The Death of Children

George Mylne, 1871
 

Oh! what a world we live in! How full of painful facts and harrowing incidents! How many souls are ushered into life; each one the offspring of a parent — each one tied to the native stock, by bonds of strictest intimacy! And thus a parent sees himself multiplied and reproduced in "olive branches round his table." Are they not bone of his very bone, flesh of his very flesh, bound up with him in all that is binding; their interests identical with his own; his energies expended on them, his thoughts devoted to them? For them he labors, for them he lives; their every pleasure twofold, both theirs and his; their every sorrow reflected in his own; his very life lived over again in theirs. In them, and with them, he plays with childhood's toys afresh. With them, in thought, he goes to school once more, and learns his early lessons over again. With them he joins once more in childish sports.

How closely dovetailed into one another, are a parent and his child, if only there be first the inclination, then time and opportunity, to cultivate parental ways — for, alas! this falls not to the lot of all, for where there is the will there may not always be the way. It is pleasant to see a father walking with his son, their very manner betokening a mutual intimacy, companionship in thought and feeling, like brothers in friendship — yet neither childlike reverence nor parental dignity lost sight of. And if so with son and father, is it not the same with a mother and her daughters, only, if possible, more intimate the union still?

But such is life, and such the law of its realities in fallen man, that joys prepare the way for sorrows, proportionate in degree. The closest unions are but preludes to the keenest separations; so that, in life's pictures, each gleam of light is counterbalanced with its shadow; and, sooner or later, sunny days are sure to usher in a night of darkness. And hence the fact of parents weeping for their children, and refusing to be comforted — their very persons, as it were, smarting as though a limb were amputated.

"The flowers of spring have come and gone;
Bright were the blossoms, brief their stay.
They shone, and they were shone upon;
They flourished — faded — passed away.

"So, hidden from our sorrowing eyes,
Our young, sweet spring-bloom buried lies;
One blast of earth swept o'er the flower —
It died, the blossom of an hour."

Reader, is this your sad condition? Have you lost a child? Whether son or daughter, infant or of riper years, it is much the same — in any case, a portion of yourself is gone. How sharp the visitation! How short its work! The grave has opened and has closed again; yet closed it not before it received its tenant — until in its yawning space you had committed "dust to dust, ashes to ashes, earth to earth." How shrank your soul within you, as you heard those moving words, that grating sound upon the casket! And as you hastened home, enrapt in your tenderness, the thoughts of other children left to you (if indeed you have them), healed not the smart, nor seemed to make amends for your lost treasure. Oh, what a fearful wrench it must have been, to tear that branch from out its parent stem, never to grow and flourish there again! Oceans of tears shed over that silent grave would not avail to bring your loved one back to you. Long might you kneel on that cold ground, and yet, nor verdant sod, nor marble tomb, nor modest headstone, could listen to your sobbing tale.

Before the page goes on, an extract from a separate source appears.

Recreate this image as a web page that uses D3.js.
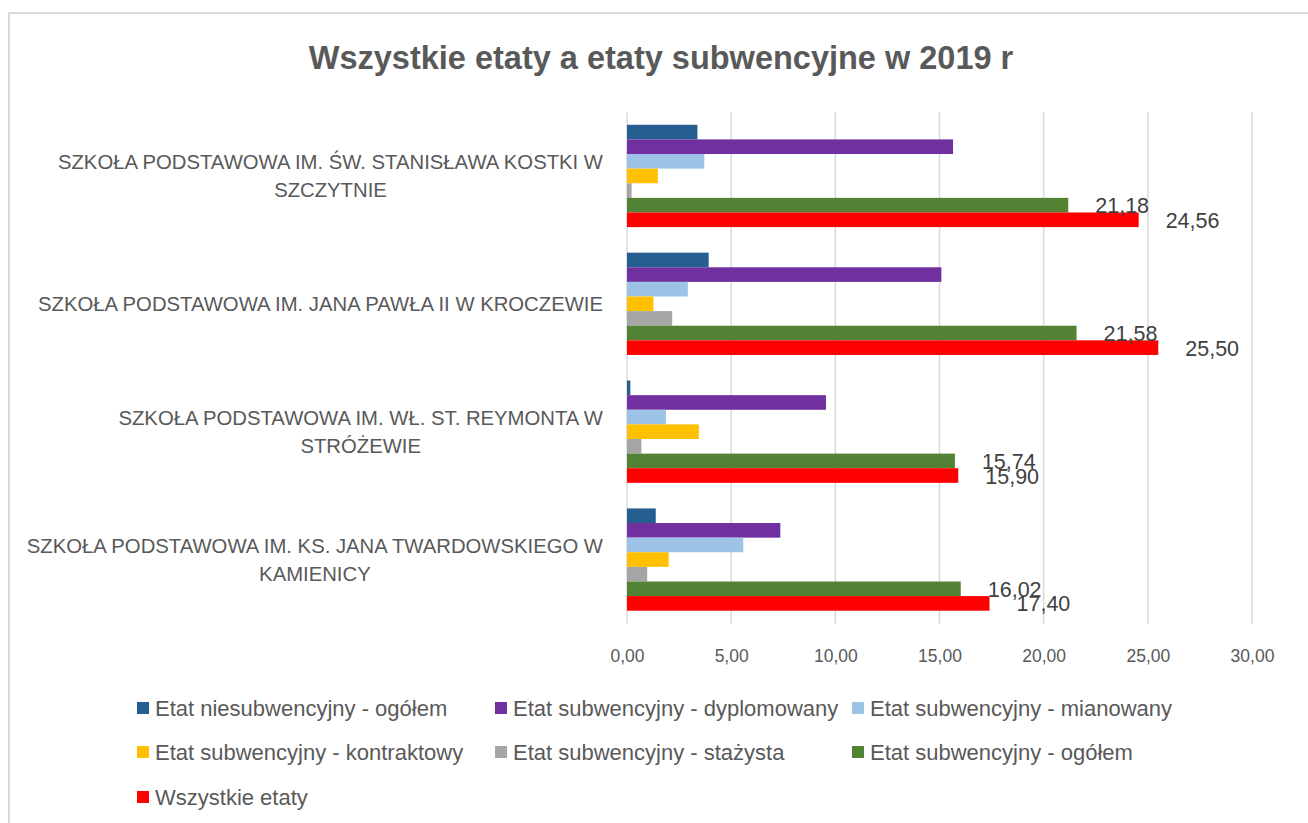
<!DOCTYPE html>
<html>
<head>
<meta charset="utf-8">
<script src="https://cdn.jsdelivr.net/npm/d3@7"></script>
<style>
  body { margin: 0; background: #fff; }
  svg { display: block; font-family: "Liberation Sans", Arial, sans-serif; }
</style>
</head>
<body>
<svg id="chart" width="1308" height="823"></svg>
<script>
// data
const categories = [
  ["SZKOŁA PODSTAWOWA IM. ŚW. STANISŁAWA KOSTKI W", "SZCZYTNIE"],
  ["SZKOŁA PODSTAWOWA IM. JANA PAWŁA II W KROCZEWIE"],
  ["SZKOŁA PODSTAWOWA IM. WŁ. ST. REYMONTA W", "STRÓŻEWIE"],
  ["SZKOŁA PODSTAWOWA IM. KS. JANA TWARDOWSKIEGO W", "KAMIENICY"]
];
const seriesNames = [
  "Etat niesubwencyjny - ogółem",
  "Etat subwencyjny - dyplomowany",
  "Etat subwencyjny - mianowany",
  "Etat subwencyjny - kontraktowy",
  "Etat subwencyjny - stażysta",
  "Etat subwencyjny - ogółem",
  "Wszystkie etaty"
];
const niesubOgolem = [3.38, 3.92, 0.16, 1.38];
const dyplomowany  = [15.65, 15.09, 9.55, 7.36];
const mianowany    = [3.71, 2.92, 1.87, 5.58];
const kontraktowy  = [1.48, 1.27, 3.45, 2.00];
const stazysta     = [0.22, 2.17, 0.69, 0.97];
const subOgolem    = [21.18, 21.58, 15.74, 16.02];
const wszystkie    = [24.56, 25.50, 15.90, 17.40];
const xTicks = [0, 5, 10, 15, 20, 25, 30];
const labelled = ["Etat subwencyjny - ogółem", "Wszystkie etaty"];

const colors = ["#255e91", "#7030a0", "#9dc3e6", "#ffc000", "#a5a5a5", "#548235", "#ff0000"];
const allSeries = [niesubOgolem, dyplomowany, mianowany, kontraktowy, stazysta, subOgolem, wszystkie];

const pl = d3.formatLocale({decimal: ",", thousands: " ", grouping: [3], currency: ["", " zł"]});
const fmt = pl.format(".2f");

const chart = d3.select("#chart");
const textColor = "#595959";

// outer frame
chart.append("rect")
  .attr("x", 9).attr("y", 13)
  .attr("width", 1320).attr("height", 830)
  .attr("fill", "#fff")
  .attr("stroke", "#d9d9d9")
  .attr("stroke-width", 2);

// title
chart.append("text")
  .text("Wszystkie etaty a etaty subwencyjne w 2019 r")
  .attr("x", 661).attr("y", 69)
  .attr("text-anchor", "middle")
  .attr("font-size", 32.5)
  .attr("font-weight", "bold")
  .attr("fill", textColor);

// scales
let x = d3.scaleLinear().domain([0, 30]).range([627, 1252]);
let y = d3.scaleBand()
  .domain(d3.range(categories.length))
  .range([112, 623.5])
  .paddingInner(0.2)
  .paddingOuter(0.1);
let ySub = d3.scaleBand()
  .domain(seriesNames)
  .range([0, y.bandwidth()]);

// gridlines
chart.append("g")
  .selectAll("line")
  .data(xTicks)
  .enter()
  .append("line")
  .attr("x1", d => x(d)).attr("x2", d => x(d))
  .attr("y1", 112).attr("y2", 624)
  .attr("stroke", "#d9d9d9")
  .attr("stroke-width", 1.5);

// x axis labels
let xAxis = d3.axisBottom(x).tickValues(xTicks).tickFormat(fmt).tickSize(0).tickPadding(0);
let xAxisGroup = chart.append("g")
  .attr("transform", "translate(0,662)")
  .call(xAxis);
xAxisGroup.select(".domain").remove();
xAxisGroup.selectAll("text")
  .attr("dy", 0)
  .attr("font-size", 17.5)
  .attr("font-family", "Liberation Sans, Arial, sans-serif")
  .attr("fill", textColor);

// bars
const rows = [];
allSeries.forEach((vals, s) => {
  vals.forEach((v, i) => rows.push({series: seriesNames[s], color: colors[s], cat: i, value: v}));
});

chart.append("g")
  .selectAll("rect")
  .data(rows)
  .enter()
  .append("rect")
  .attr("x", x(0))
  .attr("y", d => y(d.cat) + ySub(d.series))
  .attr("width", d => x(d.value) - x(0))
  .attr("height", ySub.bandwidth())
  .attr("fill", d => d.color);

// data labels
chart.append("g")
  .selectAll("text")
  .data(rows.filter(d => labelled.includes(d.series)))
  .enter()
  .append("text")
  .text(d => fmt(d.value))
  .attr("x", d => x(d.value) + 27)
  .attr("y", d => y(d.cat) + ySub(d.series) + ySub.bandwidth() / 2 + 8)
  .attr("font-size", 21.5)
  .attr("fill", "#404040");

// category labels (right aligned block, lines centred inside)
const catG = chart.append("g");
categories.forEach((lines, i) => {
  const cy = y(i) + y.bandwidth() / 2;
  const lh = 28;
  const first = catG.append("text")
    .text(lines[0])
    .attr("x", 603)
    .attr("y", cy - (lines.length - 1) * lh / 2 + 7)
    .attr("text-anchor", "end")
    .attr("font-size", 20.3)
    .attr("fill", textColor);
  const w = first.node().getComputedTextLength();
  for (let k = 1; k < lines.length; k++) {
    catG.append("text")
      .text(lines[k])
      .attr("x", 603 - w / 2)
      .attr("y", cy - (lines.length - 1) * lh / 2 + k * lh + 7)
      .attr("text-anchor", "middle")
      .attr("font-size", 20.3)
      .attr("fill", textColor);
  }
});

// legend
const legendCols = [137, 495, 852];
const legendRows = [708, 752, 797];
const legend = chart.append("g")
  .selectAll("g")
  .data(seriesNames)
  .enter()
  .append("g")
  .attr("transform", (d, i) => "translate(" + legendCols[i % 3] + "," + legendRows[Math.floor(i / 3)] + ")");
legend.append("rect")
  .attr("x", 0).attr("y", -6)
  .attr("width", 12).attr("height", 12)
  .attr("fill", (d, i) => colors[i]);
legend.append("text")
  .text(d => d)
  .attr("x", 18).attr("y", 7.5)
  .attr("font-size", 22)
  .attr("fill", textColor);
</script>
</body>
</html>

Think not, my friend, I blame you for your tears; neither does God reprove you. He knows that you must feel the wound inflicted on your sorrowing heart. He knows your frame, remembers you are dust (Psalm 103:14), and bids you seek Him in your tears, inviting you to tell your sorrows freely into His waiting ear. Believe me, this is the only remedy. Must the grave be visited unceasingly, and sorrow nursed until it becomes a morbid ailment a wound unsoftened with ointment, a standing sore; and all, because you sorrow to yourself, and not to Jesus?

Poor mourner, no! This is not the path to consolation, nor yet to rightly exercised distress. Do you ask, "What would you have me do?" See Love in it my friend! Is it not written, "God Is Love?" (1 John 4:8, 16). It was God who did it! It was God who took your child. Shall we say that God is love, in all but this? Have we found an end to His perfections — a limit to His love? Are there, then, exceptions to His perfect rule? No, God is love. Has He required of you what He Himself was not prepared to do? Has He not set you the example? Did God withhold His Son, His Only Son, for you and your salvation? Then say, could you withhold your child, when thus it pleased Him to ask you for what He only lent you for a season?

If you have grace, my friend, the grace of God in Jesus Christ, you only have to reason with yourself, to say "Amen" to God's appointment. Your heart will bleed — it must, it will. Shall a blow be dealt, and the frame not stagger at it? Yet faith will rise above it, and while you weep, the rainbow tints of resignation will cast prismatic glories on your tears. Visit not the tomb for mournful musings. If you can do it in joyful expectation of the coming day — the day of days — the resurrection morn, when earth shall render up the righteous dead to meet their Lord, then you may go with profit to the tomb — not otherwise. Take heed, then, what you do.

But if this way be foreign to your mind, and you can only weep as those who have no hope (1 Thessalonians 4:13) — if you cannot go to Jesus in your tears, nor take Him with you to the tomb — you need to be enlightened by the Spirit, not only for healthful mourning, but for eternal life.